City Councilor Kenzie Bok – who represents Back Bay, Bay Village and Beacon Hill – said the milestone is joyous and sobering at the same time.

“I think it’s both energizing and sobering at the same time,” she said. “It’s energizing because you see how hard people worked to get this right and they were effective in doing it and all they went through, yet it’s sobering because you have a majority female Council 100 years later, but it took 90 years to get one or two women.”

She also said it is sobering in that African American women were not included in the milestone.

“Black women weren’t included in that, and you also saw a long history of poll taxes and voter suppression to keep people from voting, and that’s sobering too,” she said.

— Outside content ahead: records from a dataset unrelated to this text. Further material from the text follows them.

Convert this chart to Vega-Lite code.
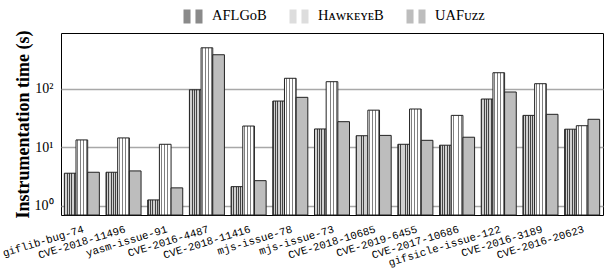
{
  "$schema": "https://vega.github.io/schema/vega-lite/v6.json",
  "width": 542,
  "height": 182,
  "autosize": {"type": "none"},
  "padding": {"left": 61, "top": 33, "right": 10, "bottom": 57},
  "background": "white",
  "config": {"view": {"stroke": "black", "strokeWidth": 1}, "font": "Liberation Serif"},
  "data": {
    "values": [
      {"bug": "giflib-bug-74", "tool": "AFLGoB", "time": 3.58},
      {"bug": "giflib-bug-74", "tool": "HawkeyeB", "time": 13.3},
      {"bug": "giflib-bug-74", "tool": "UAFuzz", "time": 3.72},
      {"bug": "CVE-2018-11496", "tool": "AFLGoB", "time": 3.72},
      {"bug": "CVE-2018-11496", "tool": "HawkeyeB", "time": 14.4},
      {"bug": "CVE-2018-11496", "tool": "UAFuzz", "time": 3.92},
      {"bug": "yasm-issue-91", "tool": "AFLGoB", "time": 1.25},
      {"bug": "yasm-issue-91", "tool": "HawkeyeB", "time": 11.2},
      {"bug": "yasm-issue-91", "tool": "UAFuzz", "time": 2.01},
      {"bug": "CVE-2016-4487", "tool": "AFLGoB", "time": 96},
      {"bug": "CVE-2016-4487", "tool": "HawkeyeB", "time": 502},
      {"bug": "CVE-2016-4487", "tool": "UAFuzz", "time": 382},
      {"bug": "CVE-2018-11416", "tool": "AFLGoB", "time": 2.11},
      {"bug": "CVE-2018-11416", "tool": "HawkeyeB", "time": 23},
      {"bug": "CVE-2018-11416", "tool": "UAFuzz", "time": 2.67},
      {"bug": "mjs-issue-78", "tool": "AFLGoB", "time": 61.6},
      {"bug": "mjs-issue-78", "tool": "HawkeyeB", "time": 151},
      {"bug": "mjs-issue-78", "tool": "UAFuzz", "time": 71.3},
      {"bug": "mjs-issue-73", "tool": "AFLGoB", "time": 20.5},
      {"bug": "mjs-issue-73", "tool": "HawkeyeB", "time": 132},
      {"bug": "mjs-issue-73", "tool": "UAFuzz", "time": 27.3},
      {"bug": "CVE-2018-10685", "tool": "AFLGoB", "time": 15.7},
      {"bug": "CVE-2018-10685", "tool": "HawkeyeB", "time": 43},
      {"bug": "CVE-2018-10685", "tool": "UAFuzz", "time": 15.9},
      {"bug": "CVE-2019-6455", "tool": "AFLGoB", "time": 11.2},
      {"bug": "CVE-2019-6455", "tool": "HawkeyeB", "time": 45},
      {"bug": "CVE-2019-6455", "tool": "UAFuzz", "time": 13.1},
      {"bug": "CVE-2017-10686", "tool": "AFLGoB", "time": 10.8},
      {"bug": "CVE-2017-10686", "tool": "HawkeyeB", "time": 35},
      {"bug": "CVE-2017-10686", "tool": "UAFuzz", "time": 14.8},
      {"bug": "gifsicle-issue-122", "tool": "AFLGoB", "time": 66.7},
      {"bug": "gifsicle-issue-122", "tool": "HawkeyeB", "time": 188},
      {"bug": "gifsicle-issue-122", "tool": "UAFuzz", "time": 88},
      {"bug": "CVE-2016-3189", "tool": "AFLGoB", "time": 35},
      {"bug": "CVE-2016-3189", "tool": "HawkeyeB", "time": 122},
      {"bug": "CVE-2016-3189", "tool": "UAFuzz", "time": 36.5},
      {"bug": "CVE-2016-20623", "tool": "AFLGoB", "time": 20.3},
      {"bug": "CVE-2016-20623", "tool": "HawkeyeB", "time": 23.3},
      {"bug": "CVE-2016-20623", "tool": "UAFuzz", "time": 30}
    ]
  },
  "mark": {"type": "bar", "stroke": "#222", "strokeWidth": 1},
  "encoding": {
    "x": {
      "field": "bug",
      "type": "nominal",
      "sort": null,
      "scale": {"paddingInner": 0.16, "paddingOuter": 0.08},
      "axis": {
        "title": null,
        "labelAngle": -17,
        "labelAlign": "right",
        "labelBaseline": "top",
        "labelFont": "Liberation Mono",
        "labelFontSize": 10.8,
        "labelColor": "black",
        "ticks": false,
        "domain": false,
        "labelPadding": 8
      }
    },
    "xOffset": {
      "field": "tool",
      "type": "nominal",
      "sort": ["AFLGoB", "HawkeyeB", "UAFuzz"],
      "scale": {"paddingInner": 0, "paddingOuter": 0}
    },
    "y": {
      "field": "time",
      "type": "quantitative",
      "scale": {"type": "log", "domain": [0.69, 900], "nice": false, "zero": false},
      "axis": {
        "title": "Instrumentation time (s)",
        "values": [1, 10, 100],
        "labelExpr": "datum.value == 1 ? '10⁰' : datum.value == 10 ? '10¹' : '10²'",
        "grid": true,
        "gridColor": "#a8a8a8",
        "gridWidth": 1.3,
        "ticks": false,
        "domain": false,
        "labelFont": "Liberation Serif",
        "labelFontSize": 14,
        "labelColor": "black",
        "labelPadding": 8,
        "titlePadding": 2,
        "titleFont": "Liberation Serif",
        "titleFontSize": 18,
        "titleFontWeight": "bold",
        "titleColor": "black"
      }
    },
    "y2": {"datum": 0.69},
    "fill": {
      "field": "tool",
      "type": "nominal",
      "scale": {
        "domain": ["AFLGoB", "HawkeyeB", "UAFuzz"],
        "range": ["#8a8a8a", "#dddddd", "#bdbdbd"]
      },
      "condition": [
        {"test": "datum.tool == 'AFLGoB'", "value": {"gradient": "linear", "x1": 0, "y1": 0, "x2": 1, "y2": 0, "stops": [
            {"offset": 0, "color": "#444"}, {"offset": 0.08, "color": "#444"},
            {"offset": 0.08, "color": "#d0d0d0"}, {"offset": 0.2, "color": "#d0d0d0"},
            {"offset": 0.2, "color": "#444"}, {"offset": 0.28, "color": "#444"},
            {"offset": 0.28, "color": "#d0d0d0"}, {"offset": 0.4, "color": "#d0d0d0"},
            {"offset": 0.4, "color": "#444"}, {"offset": 0.48, "color": "#444"},
            {"offset": 0.48, "color": "#d0d0d0"}, {"offset": 0.6, "color": "#d0d0d0"},
            {"offset": 0.6, "color": "#444"}, {"offset": 0.68, "color": "#444"},
            {"offset": 0.68, "color": "#d0d0d0"}, {"offset": 0.8, "color": "#d0d0d0"},
            {"offset": 0.8, "color": "#444"}, {"offset": 0.88, "color": "#444"},
            {"offset": 0.88, "color": "#d0d0d0"}, {"offset": 1, "color": "#d0d0d0"}
        ]}},
        {"test": "datum.tool == 'HawkeyeB'", "value": {"gradient": "linear", "x1": 0, "y1": 0, "x2": 1, "y2": 0, "stops": [
            {"offset": 0, "color": "#ffffff"}, {"offset": 0.12, "color": "#ffffff"},
            {"offset": 0.12, "color": "#808080"}, {"offset": 0.2, "color": "#808080"},
            {"offset": 0.2, "color": "#ffffff"}, {"offset": 0.37, "color": "#ffffff"},
            {"offset": 0.37, "color": "#808080"}, {"offset": 0.45, "color": "#808080"},
            {"offset": 0.45, "color": "#ffffff"}, {"offset": 0.62, "color": "#ffffff"},
            {"offset": 0.62, "color": "#808080"}, {"offset": 0.7, "color": "#808080"},
            {"offset": 0.7, "color": "#ffffff"}, {"offset": 0.87, "color": "#ffffff"},
            {"offset": 0.87, "color": "#808080"}, {"offset": 0.95, "color": "#808080"},
            {"offset": 0.95, "color": "#ffffff"}, {"offset": 1, "color": "#ffffff"}
        ]}}
      ],
      "legend": {
        "title": null,
        "orient": "none",
        "legendX": 122,
        "legendY": -27,
        "direction": "horizontal",
        "symbolType": "M-1,-0.74H-0.26V0.74H-1Z M0.26,-0.74H1V0.74H0.26Z",
        "symbolSize": 361,
        "symbolStrokeColor": "#222",
        "symbolStrokeWidth": 1,
        "labelExpr": "datum.label == 'AFLGoB' ? 'AFLGᴏB' : datum.label == 'HawkeyeB' ? 'HᴀᴡᴋᴇʏᴇB' : 'UAFᴜᴢᴢ'",
        "labelFont": "Liberation Serif",
        "labelFontSize": 14.5,
        "labelColor": "black",
        "labelOffset": 9,
        "columnPadding": 20,
        "encode": {
          "symbols": {
            "update": {
              "fill": {"signal": "datum.value == 'AFLGoB' ? {gradient: 'linear', x1: 0, y1: 0, x2: 1, y2: 0, stops: [{offset: 0, color: '#444'}, {offset: 0.12, color: '#444'}, {offset: 0.12, color: '#d0d0d0'}, {offset: 0.25, color: '#d0d0d0'}, {offset: 0.25, color: '#444'}, {offset: 0.37, color: '#444'}, {offset: 0.37, color: '#ffffff'}, {offset: 0.63, color: '#ffffff'}, {offset: 0.63, color: '#444'}, {offset: 0.75, color: '#444'}, {offset: 0.75, color: '#d0d0d0'}, {offset: 0.87, color: '#d0d0d0'}, {offset: 0.87, color: '#444'}, {offset: 1, color: '#444'}]} : datum.value == 'HawkeyeB' ? {gradient: 'linear', x1: 0, y1: 0, x2: 1, y2: 0, stops: [{offset: 0, color: '#fff'}, {offset: 0.15, color: '#fff'}, {offset: 0.15, color: '#808080'}, {offset: 0.22, color: '#808080'}, {offset: 0.22, color: '#fff'}, {offset: 0.78, color: '#fff'}, {offset: 0.78, color: '#808080'}, {offset: 0.85, color: '#808080'}, {offset: 0.85, color: '#fff'}, {offset: 1, color: '#fff'}]} : '#bdbdbd'"}
            }
          }
        }
      }
    }
  }
}
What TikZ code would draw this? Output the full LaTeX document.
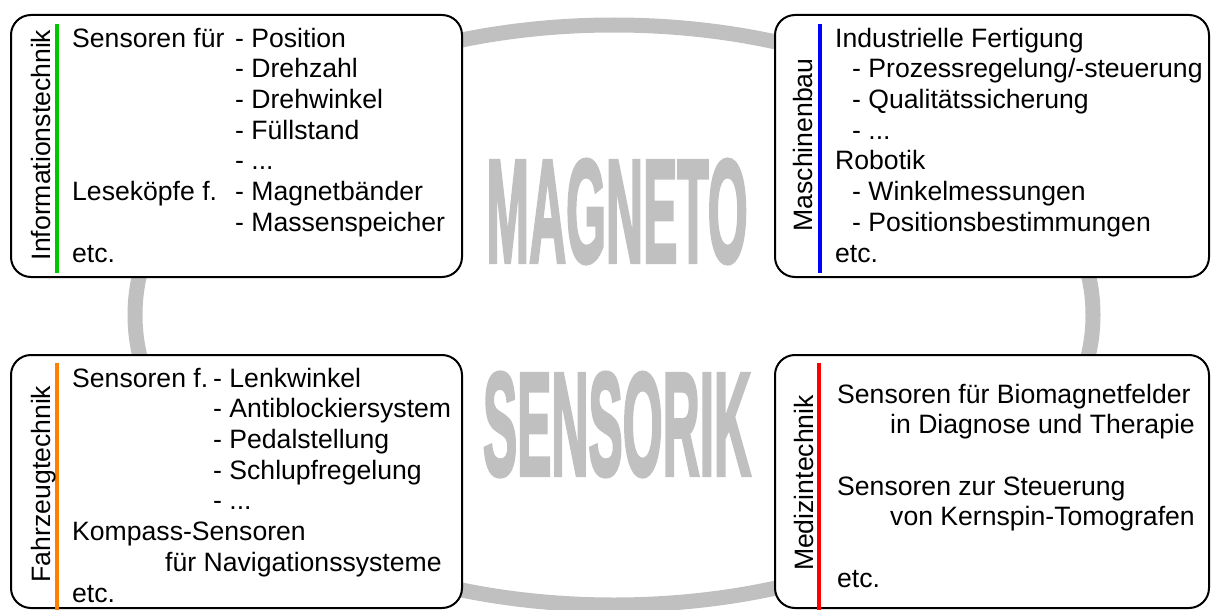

Councilor Lydia Edwards, who still wouldn’t have been able to vote at the 1920 milestone being an African American woman, said it was a time to celebrate, and also a time to acknowledge more can be done.

“As we enter one of the most consequential elections of our time, it’s important to remember so many of us are able to have a voice today and vote because of those who fought for a greater democracy,” she said. “This year marks the 100th anniversary of the adoption of the 19th Amendment which gave women the right to vote. Let’s utilize this moment to reflect and acknowledge that many people were not included in the movement for women’s’ voting rights. We have learned and are still learning that gender and racial justice are inextricably linked and both are necessary.”

Both Price and Bok point out that historically, the Aug. 18 milestone and the 1920 election – which saw the first women voters in the United States – gave birth to larger women’s issues.

Bok – a doctorate in history – said the passage of the 19th Amendment gave rise to one of the largest infusions of federal money into what were perceived as women’s issues, notably education and maternal health.

“Right after Women’s Suffrage passed, Congress took up the biggest set of pro-family, pro-women bills it ever had,” she said. “That was because all the men were terrified of losing their seat due to women getting the vote…So that moment of Women’s Suffrage also pushed Congress to address education and women’s maternal health.”

Likewise, Price said that in the moments after suffrage, many of those active in the movement began to rally around the Equal Rights Amendment – which is still being fought for.

Suffragist Alice Paul authored the ERA shortly after the 19th Amendment passed, Price said.

“Now that they had the vote, they wanted to get equality in other areas,” said Price. “That’s when the ERA was born – right after the right to vote was won.”

Price said that for many young women and girls, it can be confusing for them to hear that women actually couldn’t vote at one time – and not so long ago in the history of the country. She said they strive to educate them about the fight, the ups and downs, and the good and bad of it.

This week, however, marks a milestone and a call for more to be done to advance what was achieved 100 years ago this week.

“It’s a slow road,” she said. “But there is reason to believe we’re making progress. We had the first female presidential candidate in 2016, and now we have the first Asian/African American woman as a candidate for vice president and that’s a milestone. However, African American women in particular did not get to vote in 1920. They had to keep waiting until the Voting Rights Act…I like to say we’ve seen a lot of victories but still have a lot of work to do in regards to inclusion.”

After holding a small celebration on Tuesday afternoon next to the Boston Common, Kerry Costello of the Boston League of Women Voters, said it was important to know just how important one vote – and one’s mother – is.

“It was an important milestone certainly, but it wasn’t complete because it wasn’t for all women,” she said. “It is remarkable how important one vote can be. We saw that in the Boston City Council race last year. One vote does make a difference.”